• WRITTEN INSTRUCTION: Check every line below for the word "chart" and show those that hold it.
** START DATA SECTION **
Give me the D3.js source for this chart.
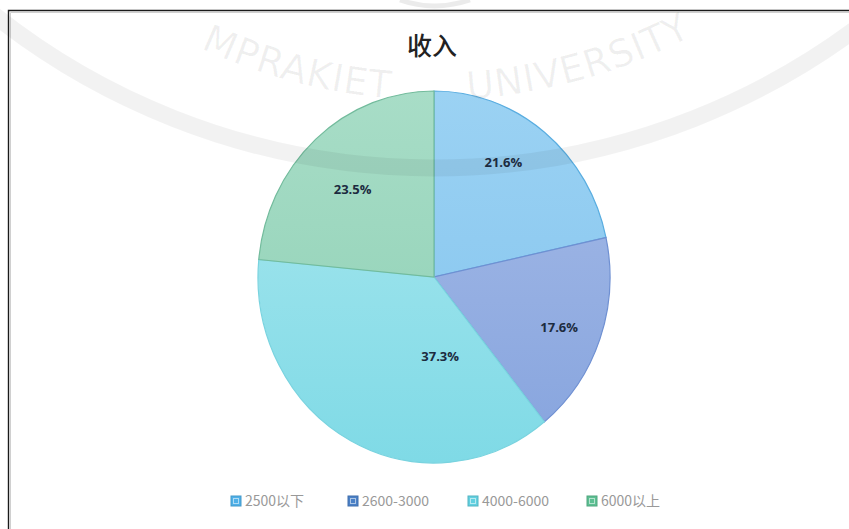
<!DOCTYPE html>
<html>
<head>
<meta charset="utf-8">
<script src="https://cdn.jsdelivr.net/npm/d3@7"></script>
<style>
  html, body { margin: 0; padding: 0; background: #fff; }
  svg { display: block; }
</style>
</head>
<body>
<svg id="chart" width="849" height="529"></svg>
<script>
// ---- data ----
const categories = ["2500以下", "2600-3000", "4000-6000", "6000以上"];
const values = [21.6, 17.6, 37.3, 23.5];
const labels = ["21.6%", "17.6%", "37.3%", "23.5%"];
const title = "收入";
const watermarkWords = ["MPRAKIET", "UNIVERSITY"];

// ---- styles ----
const gradTop    = ["#9bd2f3", "#a6bbe7", "#ace8ef", "#a8ddc7"];
const gradBottom = ["#82c3ee", "#86a4de", "#7fdae6", "#8ccfb3"];
const strokes    = ["#59ade0", "#6f90d2", "#79d3df", "#72bb9c"];
const swatches   = ["#4fb0e8", "#4a80c6", "#62d0e0", "#5cbf92"];
// label placement inside each slice: [fraction of slice angle, fraction of radius]
const labelPlace = [[0.42, 0.73], [0.52, 0.76], [0.255, 0.43], [0.474, 0.66]];

const svg = d3.select("#chart");
const W = 849, H = 529;
const cx = 434, cy = 277, R = 186, sx = 176 / 186;
const defs = svg.append("defs");

// ---- frame ----
svg.append("path").attr("d", `M8.5,${H} V10.5 H${W}`)
  .attr("fill", "none").attr("stroke", "#1a1a1a").attr("stroke-width", 1.4);
svg.append("path").attr("d", `M10.5,${H} V12.5 H${W}`)
  .attr("fill", "none").attr("stroke", "#d0d0d0").attr("stroke-width", 1);

// ---- title ----
svg.append("text")
  .attr("x", 432).attr("y", 55)
  .attr("text-anchor", "middle")
  .attr("font-family", "Noto Sans CJK SC, sans-serif")
  .attr("font-weight", 500)
  .attr("font-size", 25)
  .attr("fill", "#222")
  .text(title);

// ---- gradients ----
categories.forEach((c, i) => {
  const g = defs.append("linearGradient")
    .attr("id", "grad" + i)
    .attr("gradientUnits", "userSpaceOnUse")
    .attr("x1", 0).attr("y1", -R).attr("x2", 0).attr("y2", R);
  g.append("stop").attr("offset", "0%").attr("stop-color", gradTop[i]);
  g.append("stop").attr("offset", "100%").attr("stop-color", gradBottom[i]);
});

// ---- pie ----
const pie = d3.pie().value(d => d).sort(null);
const arcs = pie(values);
const arc = d3.arc().innerRadius(0).outerRadius(R);

const pg = svg.append("g").attr("transform", `translate(${cx},${cy}) scale(${sx},1)`);
pg.selectAll("path.slice")
  .data(arcs)
  .join("path")
  .attr("class", "slice")
  .attr("d", arc)
  .attr("fill", (d, i) => `url(#grad${i})`)
  .attr("stroke", (d, i) => strokes[i])
  .attr("stroke-width", 1.2)
  .attr("vector-effect", "non-scaling-stroke");

// ---- faint watermark (drawn over everything, very transparent) ----
const wm = svg.append("g").attr("class", "watermark").attr("pointer-events", "none");
const wcx = 434, wcy = -540;
wm.append("circle").attr("cx", wcx).attr("cy", wcy).attr("r", 708)
  .attr("fill", "none").attr("stroke", "#000").attr("stroke-opacity", 0.05)
  .attr("stroke-width", 17);
const tcx = 434, tcy = -450, tr = 550;
function ptAt(deg) { // deg measured from straight-down, positive to the right
  const a = deg * Math.PI / 180;
  return [tcx + tr * Math.sin(a), tcy + tr * Math.cos(a)];
}
const L0 = ptAt(-45), L1 = ptAt(-4.5);
defs.append("path").attr("id", "wmArcL")
  .attr("d", `M${L0[0]},${L0[1]} A${tr},${tr} 0 0 0 ${L1[0]},${L1[1]}`);
const R0 = ptAt(3.5), R1 = ptAt(58);
defs.append("path").attr("id", "wmArcR")
  .attr("d", `M${R0[0]},${R0[1]} A${tr},${tr} 0 0 0 ${R1[0]},${R1[1]}`);
const wmText = (id, word, anchor, offset) => wm.append("text")
  .attr("font-family", "DejaVu Sans, Arial, sans-serif")
  .attr("font-size", 38)
  .attr("letter-spacing", 1)
  .attr("fill", "#000").attr("fill-opacity", 0.06)
  .append("textPath")
  .attr("href", "#" + id)
  .attr("startOffset", offset)
  .attr("text-anchor", anchor)
  .text(word);
wmText("wmArcL", watermarkWords[0], "end", "100%");
wmText("wmArcR", watermarkWords[1], "start", "0%");
wm.append("path")
  .attr("d", `M400,0 Q434,12 470,0`)
  .attr("fill", "none").attr("stroke", "#000").attr("stroke-opacity", 0.08).attr("stroke-width", 5);

// ---- labels ----
const lg = svg.append("g").attr("transform", `translate(${cx},${cy})`);
lg.selectAll("text")
  .data(arcs)
  .join("text")
  .attr("transform", (d, i) => {
    const [f, rf] = labelPlace[i];
    const a = d.startAngle + (d.endAngle - d.startAngle) * f;
    const r = R * rf;
    return `translate(${r * Math.sin(a) * sx},${-r * Math.cos(a)})`;
  })
  .attr("text-anchor", "middle")
  .attr("dy", "0.35em")
  .attr("font-family", "Open Sans, Liberation Sans, sans-serif")
  .attr("font-weight", 700)
  .attr("font-size", 13)
  .attr("fill", "#1c2b3f")
  .text((d, i) => labels[i]);

// ---- legend ----
const legX = d3.scaleOrdinal().domain(categories).range([231, 348, 468, 587]);
const leg = svg.append("g");
const items = leg.selectAll("g").data(categories).join("g")
  .attr("transform", d => `translate(${legX(d)},501)`);
items.append("rect")
  .attr("x", 0).attr("y", -5).attr("width", 10).attr("height", 10)
  .attr("fill", (d, i) => swatches[i])
  .attr("stroke", (d, i) => d3.color(swatches[i]).darker(0.4))
  .attr("stroke-width", 1);
items.append("rect")
  .attr("x", 2.5).attr("y", -2.5).attr("width", 5).attr("height", 5)
  .attr("fill", "none")
  .attr("stroke", "rgba(255,255,255,0.55)")
  .attr("stroke-width", 1);
items.append("text")
  .attr("x", 14).attr("y", 0).attr("dy", "0.35em")
  .attr("font-family", "Noto Sans CJK SC, sans-serif")
  .attr("font-size", 14)
  .attr("fill", "#999")
  .text(d => d);
</script>
</body>
</html>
** END DATA SECTION **
• ANSWER TO THE TASK:
Give me the D3.js source for this chart.
<svg id="chart" width="849" height="529"></svg>
const svg = d3.select("#chart");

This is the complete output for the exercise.